This morning, while teachers began the important process of meeting with the parents of each child, I planted onions.  They are the small type called I’itoi Multiplier Onions and have been grown by the O’odam people in southern Arizona for centuries.  My backyard garden at home is loaded with them, so I thought I’d share the bounty with each classroom garden.    As parents came and went,  I moved from garden to garden, finding a space for each little onion.  What’s amazing about these onions is that you plant one tiny onion and in not-so-long-of-a-time, that little onion becomes a whole cluster.  Each time I harvest a cluster, I remove one onion and return it to the earth.  It’s definitely a plant that keeps on giving.

For the past four months, we have been working as a staff to create a website about food.  It began as a reflection on our practices with food, in particular if they are developmentally appropriate.  We met as a staff and read an excellent article called “The Impact of Teachers and Families on Young Children’s Eating Behaviors” by Erin K. Eliassen  We could see early on that this was more than a one time discussion.  The layers of meaning around food kept revealing themselves as we continued our discussion.  Initially, I started writing a short pamphlet about our school food policies and practices, based on our staff meeting conversations.  But it soon became evident that it was much broader in scope and one teacher suggested a website.

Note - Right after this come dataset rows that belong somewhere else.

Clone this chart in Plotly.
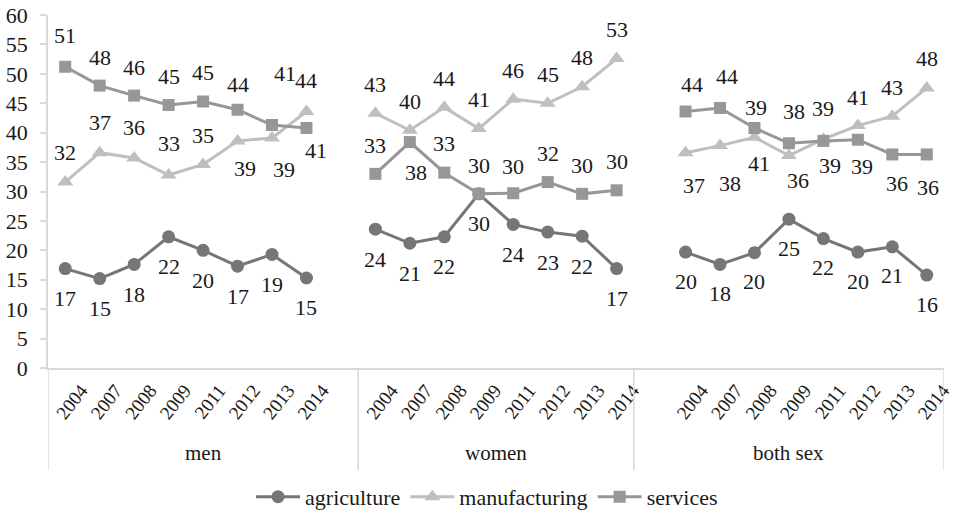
import plotly.graph_objects as go

# ---- data -------------------------------------------------------------
groups = ["men", "women", "both sex"]
years = ["2004", "2007", "2008", "2009", "2011", "2012", "2013", "2014"]

men_agriculture = [16.9, 15.2, 17.6, 22.3, 20.0, 17.3, 19.3, 15.3]
men_manufacturing = [31.6, 36.6, 35.7, 32.8, 34.6, 38.6, 39.1, 43.6]
men_services = [51.2, 48.0, 46.3, 44.7, 45.3, 43.9, 41.3, 40.8]

women_agriculture = [23.6, 21.2, 22.3, 29.6, 24.4, 23.1, 22.4, 16.9]
women_manufacturing = [43.3, 40.4, 44.3, 40.7, 45.7, 45.0, 47.8, 52.6]
women_services = [33.0, 38.4, 33.2, 29.6, 29.7, 31.6, 29.6, 30.2]

both_agriculture = [19.7, 17.6, 19.6, 25.3, 22.0, 19.7, 20.6, 15.8]
both_manufacturing = [36.6, 37.8, 39.2, 36.1, 38.9, 41.2, 42.8, 47.6]
both_services = [43.6, 44.2, 40.8, 38.2, 38.6, 38.8, 36.3, 36.3]

y_ticks = list(range(0, 61, 5))

# ---- layout of category slots (empty slots before/after each group) ----
group_padding = {"men": (0, 1), "women": (0, 0), "both sex": (1, 0)}

slot_x = {}        # group -> x positions of its years
group_bounds = {}  # group -> (left edge, right edge)
pos = 0
for g in groups:
    lead, trail = group_padding[g]
    start = pos
    pos += lead
    slot_x[g] = [pos + i for i in range(len(years))]
    pos += len(years) + trail
    group_bounds[g] = (start - 0.5, pos - 0.5)
n_slots = pos

series_data = {
    "agriculture": {"men": men_agriculture, "women": women_agriculture, "both sex": both_agriculture},
    "manufacturing": {"men": men_manufacturing, "women": women_manufacturing, "both sex": both_manufacturing},
    "services": {"men": men_services, "women": women_services, "both sex": both_services},
}

styles = {
    "agriculture": dict(color="#767676", symbol="circle", size=13),
    "manufacturing": dict(color="#bfbfbf", symbol="triangle-up", size=14),
    "services": dict(color="#979797", symbol="square", size=12),
}

# label offsets in pixels (dx right, dy down) per series / group / year
label_offsets = {
    "agriculture": {
        "men": [(0, 30)] * 8,
        "women": [(0, 30)] * 8,
        "both sex": [(0, 29)] * 8,
    },
    "manufacturing": {
        "men": [(0, -30), (0, -30), (0, -30), (0, -32), (0, -29), (7, 28), (12, 32), (0, -31)],
        "women": [(0, -29)] * 8,
        "both sex": [(8, 33), (10, 38), (2, -30), (9, 25), (0, -31), (0, -28), (0, -29), (0, -29)],
    },
    "services": {
        "men": [(0, -31), (0, -28), (0, -28), (0, -29), (0, -29), (0, -25), (13, -52), (10, 23)],
        "women": [(0, -28), (6, 30), (0, -29), (0, -28), (0, -27), (0, -29), (0, -28), (0, -29)],
        "both sex": [(6, -27), (7, -31), (5, 36), (5, -32), (7, 25), (4, 27), (5, 29), (1, 33)],
    },
}

FONT = "serif"
TEXT = "#1a1a1a"
GRID = "#d9d9d9"

fig = go.Figure()
annotations = []

for name, per_group in series_data.items():
    st = styles[name]
    xs, ys = [], []
    for g in groups:
        xs += slot_x[g] + [None]
        ys += per_group[g] + [None]
        for i, v in enumerate(per_group[g]):
            dx, dy = label_offsets[name][g][i]
            annotations.append(dict(
                x=slot_x[g][i], y=v, xref="x", yref="y",
                text=f"{v:.0f}", showarrow=False,
                xshift=dx, yshift=-dy,
                font=dict(family=FONT, size=22, color=TEXT),
            ))
    fig.add_trace(go.Scatter(
        x=xs, y=ys, name=name, mode="lines+markers",
        connectgaps=False,
        line=dict(color=st["color"], width=3),
        marker=dict(color=st["color"], symbol=st["symbol"], size=st["size"]),
        hoverinfo="skip",
    ))

# group labels and dividers under the category axis
for g in groups:
    left, right = group_bounds[g]
    annotations.append(dict(
        x=(left + right) / 2, y=-0.241, xref="x", yref="paper",
        text=g, showarrow=False, yanchor="middle",
        font=dict(family=FONT, size=21, color=TEXT),
    ))
edges = sorted({b for g in groups for b in group_bounds[g]})
shapes = [
    dict(type="line", xref="x", yref="paper", x0=e, x1=e, y0=0, y1=-0.29,
         line=dict(color=GRID, width=1.5))
    for e in edges
]

tickvals = [x for g in groups for x in slot_x[g]]
ticktext = [y for g in groups for y in years]

fig.update_layout(
    width=954, height=518,
    margin=dict(l=48, r=0, t=15, b=150),
    paper_bgcolor="white", plot_bgcolor="white",
    font=dict(family=FONT, size=20, color=TEXT),
    showlegend=True,
    legend=dict(
        orientation="h", x=0.49, xanchor="center", y=-0.365, yanchor="middle",
        font=dict(family=FONT, size=22, color=TEXT),
        itemwidth=44,
    ),
    xaxis=dict(
        range=[-0.5, n_slots - 0.5],
        tickmode="array", tickvals=tickvals, ticktext=ticktext,
        tickangle=-52, ticklabelshift=16, ticklabelstandoff=2,
        ticklabeloverflow="allow",
        tickfont=dict(family=FONT, size=19, color=TEXT),
        showgrid=False, zeroline=False,
        showline=True, linecolor=GRID, linewidth=1.5,
        ticks="",
    ),
    yaxis=dict(
        range=[0, 60], tickmode="array", tickvals=y_ticks,
        tickfont=dict(family=FONT, size=22, color=TEXT),
        showgrid=False, zeroline=False,
        showline=True, linecolor=GRID, linewidth=1.5,
        ticks="outside", ticklen=6, tickcolor=GRID, tickwidth=1.5,
        ticklabelstandoff=8,
    ),
    annotations=annotations,
    shapes=shapes,
)

fig.write_html("out.html")
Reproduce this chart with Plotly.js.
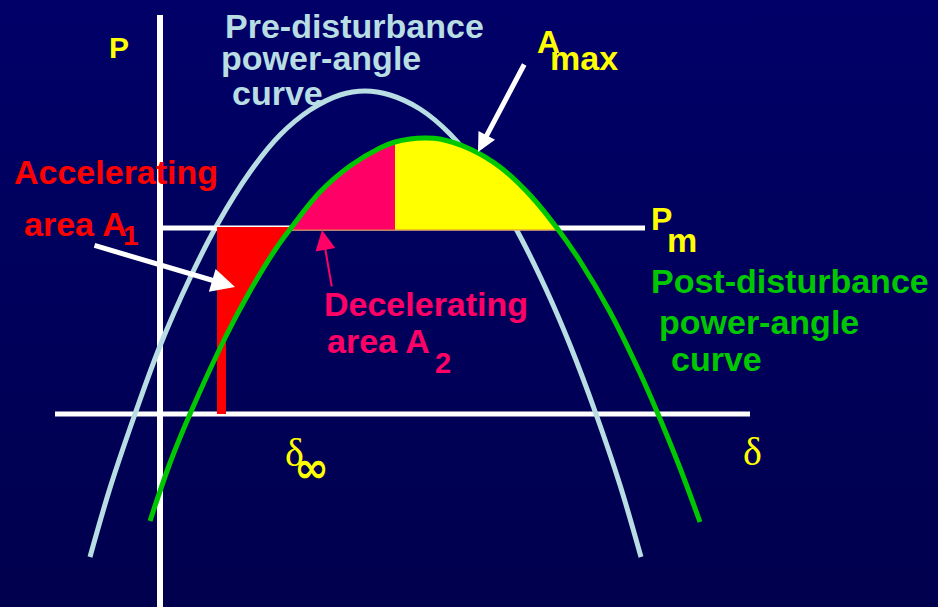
<!DOCTYPE html>
<html><head><meta charset="utf-8">
<script src="https://cdn.plot.ly/plotly-3.0.1.min.js"></script>
<style>
html,body{margin:0;padding:0;width:938px;height:607px;overflow:hidden;background:linear-gradient(#000068,#00004e);}
#chart{width:938px;height:607px;}
</style>
</head><body><div id="chart"></div>
<script>
// Pre-disturbance power-angle curve (delta, P) in diagram units
const preDelta = [-70, -50, -25, 0, 30, 57, 90, 120, 150, 180, 205, 230, 260, 290, 320, 355, 385, 410, 436, 460, 481];
const preP     = [-143, -74, 0, 68, 136, 189, 242, 279, 304, 319, 323, 319, 305, 280, 243, 187, 127, 69, 0, -71, -143];
// Post-disturbance power-angle curve
const postDelta = [-10, 10, 30, 66, 90, 115, 131, 160, 190, 220, 235, 250, 264, 280, 310, 340, 370, 397, 420, 450, 480, 498, 520, 540];
const postP     = [-107, -49, 0, 78, 123, 164, 186, 222, 248, 266, 272, 275, 276, 275, 265, 247, 219, 186, 153, 102, 41, 0, -54, -108];
// Mechanical power level and its line extent
const pmLevel = 186;
const pmLineDelta = [0, 485];
// Axes extents
const deltaAxisDelta = [-105, 590];
const powerAxisP = [-193, 399];
// Accelerating-area left edge (bar) and decel split angle
const barDelta = [57, 66];
const splitDelta = 235;
const crossLeft = 131, crossRight = 397;

const WHITE = '#ffffff', PRE = '#b8dde3', POST = '#00c800', RED = '#ff0000', PINK = '#ff0066', YEL = '#ffff00';

function seg(lo, hi){
  const xs=[], ys=[];
  postDelta.forEach((d,i)=>{ if(d>=lo && d<=hi){ xs.push(d); ys.push(postP[i]); } });
  return [xs, ys];
}
const [g1x, g1y] = seg(barDelta[1], crossLeft);
const redX = [barDelta[0]].concat(g1x.slice().reverse(), [barDelta[1], barDelta[1], barDelta[0]]);
const redY = [pmLevel+1].concat(g1y.slice().reverse().map((v,i)=> i===0? pmLevel+1 : v), [0, 0, 0]);
const [g2x, g2y] = seg(crossLeft, splitDelta);
const pinkX = g2x.concat([splitDelta, crossLeft]);
const pinkY = g2y.concat([pmLevel-2, pmLevel-2]);
const [g3x, g3y] = seg(splitDelta, crossRight);
const yelX = g3x.concat([crossRight, splitDelta]);
const yelY = g3y.concat([pmLevel-2, pmLevel-2]);

const noHover = {hoverinfo:'skip', showlegend:false};
const traces = [
  Object.assign({x: deltaAxisDelta, y:[0,0], mode:'lines', line:{color:WHITE, width:5}}, noHover),
  Object.assign({x: [0,0], y: powerAxisP, mode:'lines', line:{color:WHITE, width:6}}, noHover),
  Object.assign({x: preDelta, y: preP, mode:'lines', line:{color:PRE, width:5, shape:'spline', smoothing:1}}, noHover),
  Object.assign({x: pmLineDelta, y:[pmLevel, pmLevel], mode:'lines', line:{color:WHITE, width:5}}, noHover),
  Object.assign({x: redX, y: redY, mode:'lines', fill:'toself', fillcolor:RED, line:{width:0, color:RED}}, noHover),
  Object.assign({x: pinkX, y: pinkY, mode:'lines', fill:'toself', fillcolor:PINK, line:{width:0, color:PINK}}, noHover),
  Object.assign({x: yelX, y: yelY, mode:'lines', fill:'toself', fillcolor:YEL, line:{width:0, color:YEL}}, noHover),
  Object.assign({x: [crossLeft, crossRight], y:[pmLevel-2, pmLevel-2], mode:'lines', line:{color:'#e08a3a', width:1.2}}, noHover),
  Object.assign({x: postDelta, y: postP, mode:'lines', line:{color:POST, width:5, shape:'spline', smoothing:1}}, noHover)
];

const SANS = 'Liberation Sans, Arial, sans-serif';
const SERIF = 'Liberation Serif, Times New Roman, serif';
function lab(text, x, y, size, color, family){
  return {text: text, x: x, y: y, xref:'x', yref:'y', showarrow:false, xanchor:'left', yanchor:'middle',
          font:{family: family||SANS, size:size, color:color}, borderpad:0};
}
function arrow(tipX, tipY, tailX, tailY, color, width, head, size){
  return {text:'', x: tipX, y: tipY, ax: tailX, ay: tailY, xref:'x', yref:'y', axref:'x', ayref:'y',
          showarrow:true, arrowhead: head, arrowsize: size, arrowwidth: width, arrowcolor: color, standoff:0, startstandoff:0};
}
const annotations = [
  lab('<b>P</b>', -52, 367, 30, YEL),
  lab('<b>Pre-disturbance</b>', 64, 388, 34, PRE),
  lab('<b>power-angle</b>', 60, 356, 34, PRE),
  lab('<b>curve</b>', 71, 321, 34, PRE),
  lab('<b>Accelerating</b>', -147, 242, 34, RED),
  lab('<b>area A</b>', -137, 190, 34, RED),
  lab('<b>1</b>', -38, 179, 28, RED),
  lab('<b>P</b>', 490, 195, 32, YEL),
  lab('<b>m</b>', 506, 174, 34, YEL),
  lab('<b>Post-disturbance</b>', 490, 133, 34, POST),
  lab('<b>power-angle</b>', 498, 92, 34, POST),
  lab('<b>curve</b>', 510, 55, 34, POST),
  lab('<b>Decelerating</b>', 163, 110, 34, PINK),
  lab('<b>area A</b>', 166, 73, 34, PINK),
  lab('<b>2</b>', 274, 51, 29, PINK),
  lab('<b>A</b>', 376, 372, 32, YEL),
  lab('<b>max</b>', 389, 356, 34, YEL),
  lab('δ', 582, -37, 40, YEL, SERIF),
  lab('δ', 124, -38, 40, YEL, SERIF),
  lab('<b>∞</b>', 133, -53, 42, YEL, 'DejaVu Sans, sans-serif'),
  arrow(318, 262, 365, 351, WHITE, 5, 2, 0.75),
  arrow(75, 127, -67, 169, WHITE, 5, 2, 0.95),
  arrow(162, 184, 172, 126, PINK, 2, 2, 2)
];

const layout = {
  width:938, height:607, margin:{l:0,r:0,t:0,b:0,pad:0},
  paper_bgcolor:'rgba(0,0,0,0)', plot_bgcolor:'rgba(0,0,0,0)',
  xaxis:{range:[-160, 778], visible:false, fixedrange:true},
  yaxis:{range:[-193, 414], visible:false, fixedrange:true},
  showlegend:false, hovermode:false,
  annotations: annotations
};
Plotly.newPlot('chart', traces, layout, {displayModeBar:false, staticPlot:true});
</script>
</body></html>
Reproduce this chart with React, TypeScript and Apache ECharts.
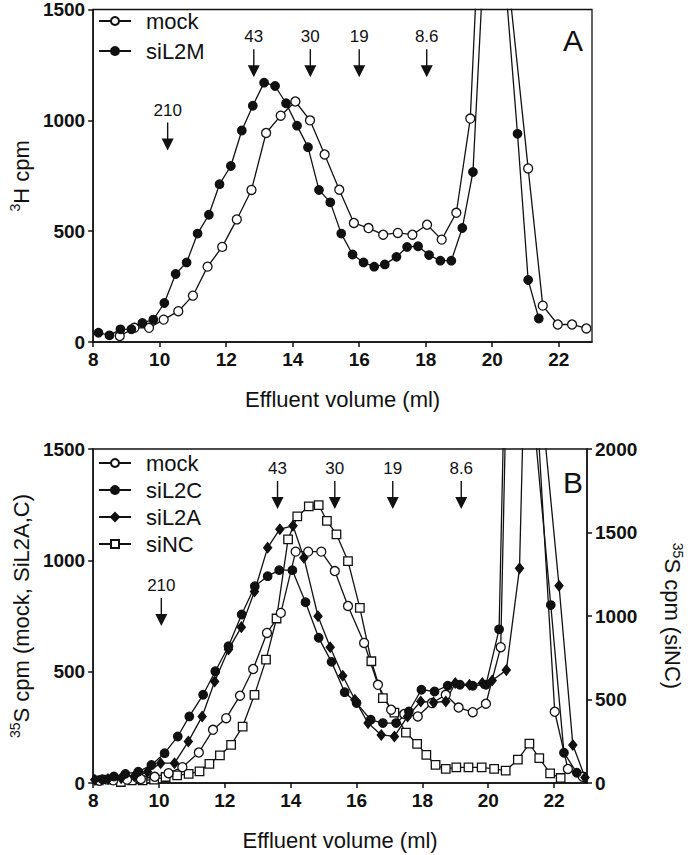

Once the website idea surfaced, the whole project expanded.  A discussion about food practices at lunch time evolved into an all-inclusive site that contains the Seed’s nutrition mission, our food policy, a definition of “growing food,” lunch ideas, a monthly blog that will include guest bloggers, the seeds of our upcoming nutrition curriculum called “Eat Like a Dinosaur,” a list of resources for parents, recommendations for lunch containers, and a section on recipes we’re hoping to expand from our school community members.  It’s an organic document ready to be examined, enjoyed, and grown by Seed families and teachers, as well as those beyond the school who find their way to the site.

In many ways our seedfood ( website is like this morning’s little onions.  From one small conversation about food at school, a bigger conversation can grow, at the Seed and beyond.  We welcome your participation, on behalf of your children and families, as we all work together to nurture ourselves and our planet.